In complex scenarios
, the performance gap will narrow, and even reverse. For example, compute the gc count and gc time in every second, and finally return the top 1 item (the longest).

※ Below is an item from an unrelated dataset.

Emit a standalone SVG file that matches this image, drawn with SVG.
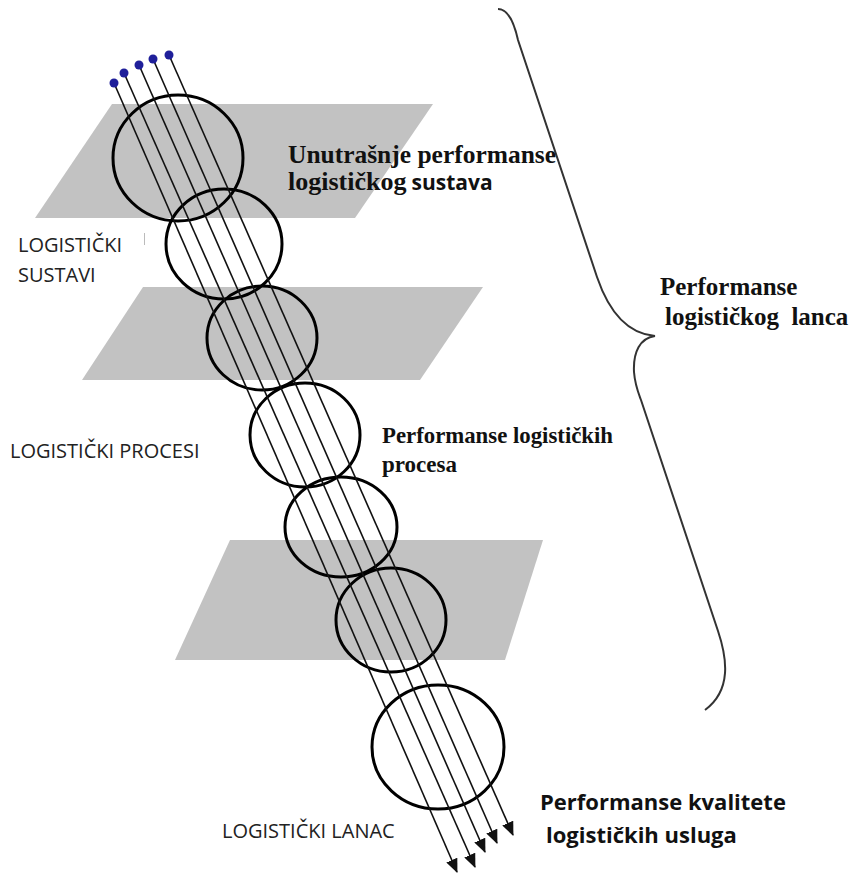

复杂场景下,性能差距会缩小甚至反超。例如计算每秒的gc总数量和gc总时间,最终返回最长的那一秒
$ jtxt 'var re=l.match(/(\d{4}-\d\d-\d\dT\d\d:\d\d:\d\d).*Real=([0-9\.]+)/);
if (re) {
if (!ctx[re[1]]) ctx[re[1]] = 0;
ctx[re[1]]+=parseFloat(re[2])
}' -e 'for (var k in ctx) {
if (ctx[k]>n1) { n1 = ctx[k]; n2 = k}
}
console.log(`最大时间: ${n2}, 最大值: ${n1}`)' gc.log
$ awk '{ if (match($0, /([0-9]{4}-[0-9]{2}-[0-9]{2})T([0-9]{2}:[0-9]{2}:[0-9]{2}).*Real=([0-9\.]+)/, arr)) {
time = arr[1] "T" arr[2];
value = arr[3];
sum[time] += value;}
} END {
max_value = 0;
max_time = "";
for (t in sum) {
if (sum[t] > max_value) {
max_value = sum[t];
max_time = t;
}
}
print "最大值时间: " max_time ", 最大值: " max_value;
}' gc.log